Abstract

The blurring of the boundaries between utopia and dystopia and the weaving of utopian hopes and possibilities into narratives seen as belonging to the genre of the dystopian novel has been a characteristic of the latter for a long time. Overviews of developments in dystopian literature in the twentieth and the twenty-first century have noted instances of this phenomenon ranging from works in which pockets of resistance to dystopian worlds carry with them hopes for a utopian future to ones in which utopian hope is read in the faces of a handful of survivors who have heroically emerged from among the ruins of a world struck by ecological disaster.
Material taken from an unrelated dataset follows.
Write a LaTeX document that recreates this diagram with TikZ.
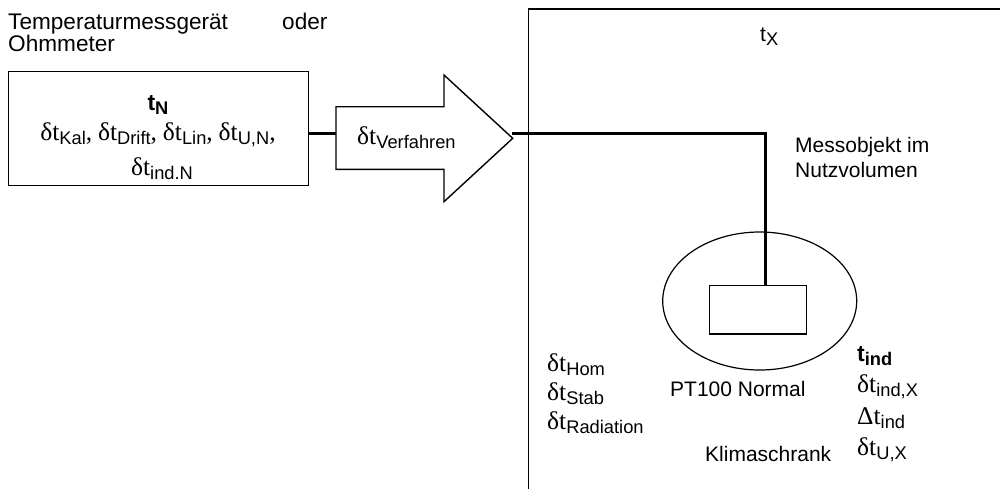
\documentclass[tikz,border=0pt]{standalone}
\usepackage{fontspec}
\setmainfont{Liberation Sans}
\newfontfamily\serifdt{Liberation Serif}
\usetikzlibrary{shapes.geometric}
\newcommand\mainsz{\fontsize{21}{21}\selectfont}
\newcommand\topsz{\fontsize{22.6}{22.6}\selectfont}
\newcommand\sbs[1]{\raisebox{-4pt}{\fontsize{18.3}{18.3}\selectfont #1}}
\newcommand\dts[1]{{\fontsize{25.5}{25.5}\selectfont\serifdt δt}\sbs{#1}}
\newcommand\Dts[1]{{\fontsize{25.5}{25.5}\selectfont\serifdt Δt}\sbs{#1}}
\newcommand\cma{{\fontsize{25.5}{25.5}\selectfont\serifdt ,}}
\begin{document}
\begin{tikzpicture}[x=1pt,y=-1pt,
  boxs/.style={draw, line width=1.4pt, inner sep=0, rectangle},
  thinbox/.style={draw, line width=1.2pt, inner sep=0},
  wire/.style={line width=3pt},
  txt/.style={anchor=base west, inner sep=0, font=\mainsz},
  toptxt/.style={anchor=base west, inner sep=0, font=\topsz},
  ctxt/.style={anchor=base, inner sep=0, font=\mainsz}]
\useasboundingbox (0,0) rectangle (1000,488);
% chamber
\node[thinbox, anchor=north west, minimum width=700, minimum height=700] (chamber) at (527.7,8.3) {};
% meter box
\node[boxs, anchor=north west, minimum width=300, minimum height=114] (meter) at (8,71) {};
% arrow
\draw[line width=1.4pt, line join=miter] (336,106.7) -- (444,106.7) -- (444,75) -- (512.7,138.3) -- (444,201.7) -- (444,169.3) -- (336,169.3) -- cycle;
\coordinate (arrL) at (336,133);
\coordinate (arrT) at (512,133);
\coordinate (bend) at (765.7,133);
% object ellipse and sensor
\node[thinbox, ellipse, minimum width=194, minimum height=138] (obj) at (759.7,301) {};
\node[boxs, anchor=north west, minimum width=96.7, minimum height=48.3] (sensor) at (709,285) {};
% wires
\draw[wire] (meter.east |- arrL) -- (arrL);
\draw[wire] (arrT) -- (bend) -- (bend |- sensor.north);
% texts
\node[toptxt] (t1) at (8,29.5) {Temperaturmessgerät};
\node[toptxt] (t2) at (282,29.5) {oder};
\node[toptxt] (t3) at (8,51.5) {Ohmmeter};
\node[ctxt] (tN) at (158,110) {{\fontsize{23}{23}\selectfont\bfseries t}\sbs{\bfseries N}};
\node[ctxt] (l1) at (158,140) {\dts{Kal}\cma{} \dts{Drift}\cma{} \dts{Lin}\cma{} \dts{U,N}\cma};
\node[ctxt] (l2) at (162,175) {\dts{ind.N}};
\node[txt] (verf) at (357,144) {\dts{Verfahren}};
\node[txt] (tX) at (760,41) {t\sbs{X}};
\node[txt] (mo1) at (795,152) {Messobjekt im};
\node[txt] (mo2) at (795,177) {Nutzvolumen};
\node[txt] (hom) at (547,371) {\dts{Hom}};
\node[txt] (stab) at (547,400) {\dts{Stab}};
\node[txt] (rad) at (547,429) {\dts{Radiation}};
\node[txt] (pt) at (670,396) {PT100 Normal};
\node[txt] (kl) at (705,461) {Klimaschrank};
\node[txt] (tind) at (857,361) {{\fontsize{23}{23}\selectfont\bfseries t}\sbs{\bfseries ind}};
\node[txt] (dix) at (857,392) {\dts{ind,X}};
\node[txt] (Dind) at (857,424) {\Dts{ind}};
\node[txt] (dux) at (857,455) {\dts{U,X}};
\end{tikzpicture}
\end{document}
The present article offers a reading of Megan Hunter’s debut novel The End We Start From as a daring act of not just hopefully pointing toward but of actually growing a utopian world in the midst of an environmental catastrophe, of creating a utopian Noah arc that successfully navigates the dystopian world of apocalyptic deluge and chaos. The analysis will map the ways in which the account of the experience of motherhood pushes that of the catastrophe and its impact on the world to the periphery of the narrative. The emotional experience of motherhood thus textually foregrounded in the novel is seen as enacting a quiet rebellion against dystopia as it expands into a space in which a Levinasian notion of utopia contained within the care for the Other is fleshed out, while dystopian reality is reduced to distant, random, fragmented echoes.